I turn now to their second and, to my mind, more formidable contention. The long title of the Act makes clear that the purpose of the Act was to establish entitlement. The language of section 1 (1) is clearly designed to further this purpose and, where possible, if the wording of a statute permits, an effective meaning is to be given to its language. Further, this is, and bears to be, a remedial statute. What section 1 (1) purports to do is to remove a "bar." The word "bar" as used here is not in my opinion used or intended to be used in any technical sense, but is used in its ordinary everyday sense of "barrier" or "obstacle." The barrier is created by the fact that a deceased child's father is in life and it is a barrier against a right to recover damages or solatium. But a right to recover predicates a title and an interest to claim. It is not the lack of an interest which has hitherto prevented a mother from recovering damages, but lack of effective title, and the reason for that (whatever the principle underlying the decisions) has been that the existence in life of the father has operated as a general but not universal bar against the successful assertion of the mother's title to sue, and therefore as a bar against her right to recover damages or solatium.

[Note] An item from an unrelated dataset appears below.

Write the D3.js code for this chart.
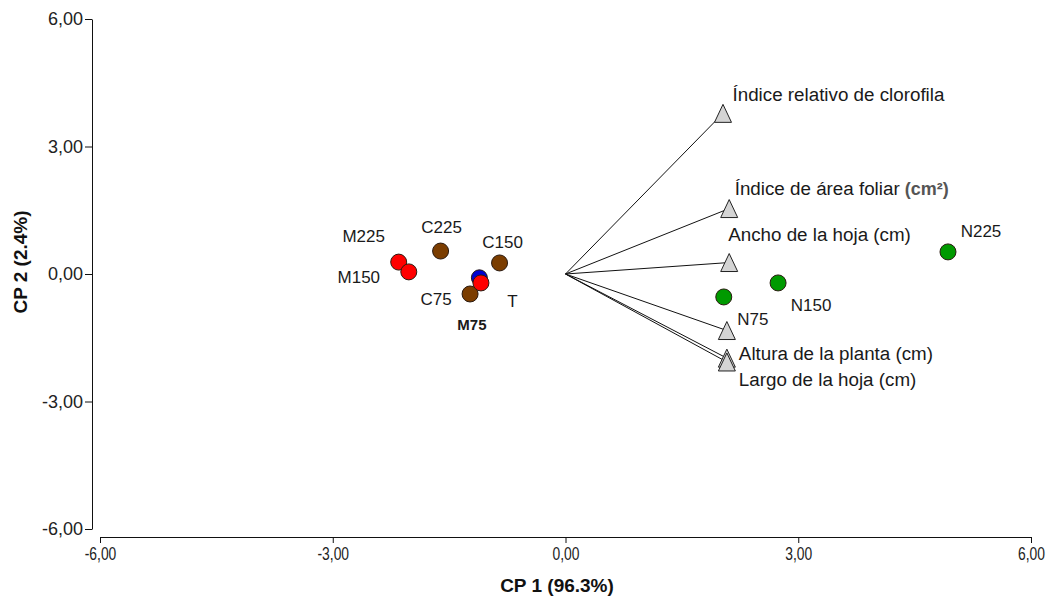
<!DOCTYPE html>
<html>
<head>
<meta charset="utf-8">
<script src="https://cdn.jsdelivr.net/npm/d3@7"></script>
<style>
  body { margin: 0; background: #ffffff; }
  text { font-family: "Liberation Sans", Arial, sans-serif; }
</style>
</head>
<body>
<svg id="chart" width="1052" height="598"></svg>
<script>
// Biplot: treatment scores and variable loadings on CP 1 / CP 2
const treatments = ["M225", "M150", "C225", "C150", "T", "M75", "C75", "N75", "N150", "N225"];
const groups     = ["M", "M", "C", "C", "T", "M", "C", "N", "N", "N"];
const scoreCp1   = [-2.15, -2.02, -1.61, -0.85, -1.11, -1.09, -1.23, 2.04, 2.74, 4.93];
const scoreCp2   = [0.28, 0.05, 0.54, 0.26, -0.09, -0.21, -0.47, -0.54, -0.21, 0.52];

const variables  = ["Índice relativo de clorofila", "Índice de área foliar", "Ancho de la hoja (cm)",
                    "Altura de la planta (cm)", "Largo de la hoja (cm)", ""];
const loadCp1    = [2.03, 2.11, 2.11, 2.08, 2.08, 2.08];
const loadCp2    = [3.78, 1.54, 0.27, -1.33, -1.98, -2.07];

const axisTicks  = [-6, -3, 0, 3, 6];
const xTitle = "CP 1 (96.3%)";
const yTitle = "CP 2 (2.4%)";

// Styling and label placement (pixels)
const groupColor = { M: "#ff0000", C: "#7b3d00", T: "#0000d0", N: "#009a00" };
const drawOrder = { C: 0, T: 1, M: 2, N: 3 };
const scoreLabelOffset = {
  M225: [-35, -26], M150: [-50, 5], C225: [1, -24], C150: [3, -21.5], T: [33, 23],
  M75: [-9, 42], C75: [-34, 5], N75: [29, 21.5], N150: [33, 21.5], N225: [33, -21.5]
};
const loadLabelOffset = [[9.5, -12.5], [5.5, -13.5], [-1, -22], [12, 29.5], [12, 27.7], [0, 0]];

const svg = d3.select("#chart");
const x = d3.scaleLinear().domain([-6, 6]).range([100, 1031]);
const y = d3.scaleLinear().domain([-6, 6]).range([529, 19]);
const fmt = v => d3.format(".2f")(v).replace(".", ",").replace("\u2212", "-");

// Axes
const gx = svg.append("g").attr("transform", "translate(0,537)")
  .call(d3.axisBottom(x).tickValues(axisTicks).tickFormat(fmt).tickSize(6).tickSizeOuter(0).tickPadding(4));
const gy = svg.append("g").attr("transform", "translate(92,0)")
  .call(d3.axisLeft(y).tickValues(axisTicks).tickFormat(fmt).tickSize(7).tickSizeOuter(0).tickPadding(2));
[gx, gy].forEach(g => {
  g.selectAll("path, line").attr("stroke", "#111").attr("stroke-width", 1);
  g.selectAll("text").attr("font-size", 18).attr("fill", "#222")
    .attr("font-family", "'Liberation Sans', Arial, sans-serif");
});
gx.selectAll("text").attr("transform", "scale(0.77,1)");

svg.append("text").attr("x", 557).attr("y", 592).attr("text-anchor", "middle")
  .attr("font-size", 19).attr("font-weight", "bold").attr("fill", "#111").text(xTitle);
svg.append("text").attr("transform", "translate(27,262) rotate(-90)").attr("text-anchor", "middle")
  .attr("font-size", 19).attr("font-weight", "bold").attr("fill", "#111").text(yTitle);

// Loading vectors
const loads = variables.map((v, i) => ({ name: v, a: loadCp1[i], b: loadCp2[i], off: loadLabelOffset[i] }));
svg.append("g").selectAll("line").data(loads).join("line")
  .attr("x1", x(0)).attr("y1", y(0))
  .attr("x2", d => x(d.a)).attr("y2", d => y(d.b))
  .attr("stroke", "#111").attr("stroke-width", 1);
svg.append("g").selectAll("path").data(loads).join("path")
  .attr("transform", d => `translate(${x(d.a)},${y(d.b)})`)
  .attr("d", "M0,-9L8.5,9L-8.5,9Z")
  .attr("fill", "#d4d4d4").attr("stroke", "#222").attr("stroke-width", 1);
const vl = svg.append("g").selectAll("text").data(loads.filter(d => d.name)).join("text")
  .attr("x", d => x(d.a) + d.off[0]).attr("y", d => y(d.b) + d.off[1])
  .attr("font-size", 18.8).attr("fill", "#1a1a1a")
  .text(d => d.name);
vl.filter(d => d.name === "Índice de área foliar").append("tspan")
  .attr("dx", 5).attr("font-weight", "bold").attr("fill", "#555").attr("font-size", 18).text("(cm²)");

// Treatment scores
const scores = treatments.map((t, i) => ({ name: t, g: groups[i], a: scoreCp1[i], b: scoreCp2[i] }))
  .sort((p, q) => drawOrder[p.g] - drawOrder[q.g]);
svg.append("g").selectAll("circle").data(scores).join("circle")
  .attr("cx", d => x(d.a)).attr("cy", d => y(d.b)).attr("r", 8)
  .attr("fill", d => groupColor[d.g]).attr("stroke", "#2a1a10").attr("stroke-width", 1);
svg.append("g").selectAll("text").data(scores).join("text")
  .attr("x", d => x(d.a) + scoreLabelOffset[d.name][0])
  .attr("y", d => y(d.b) + scoreLabelOffset[d.name][1])
  .attr("dy", "0.36em").attr("text-anchor", "middle")
  .attr("font-size", d => d.name === "M75" ? 15 : 17)
  .attr("font-weight", d => d.name === "M75" ? "bold" : "normal")
  .attr("fill", "#1a1a1a")
  .text(d => d.name);
</script>
</body>
</html>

But there still remains the extent to which the subsection can be held to remove the bar. There is no specific limit on the generality of the language nor is this subsection prefaced (as is its immediate successor) by any reference to the removal of doubt. If, therefore, the language is capable of operating to remove the bar in cases when the father, though alive, is incapacitated in some measure from discharging his primary obligation of support, I do not see how it is possible to stop there. The wording of the subsection is perfectly general and not limited to specific instances, and I am of opinion that it does achieve the object which Parliament may be presumed to have intended and that it can and should be construed to entitle a mother to entertain at her own instance an action for damages or solatium for the death of a child.
I therefore think that the Lord Ordinary reached a sound conclusion and that his interlocutor should be affirmed.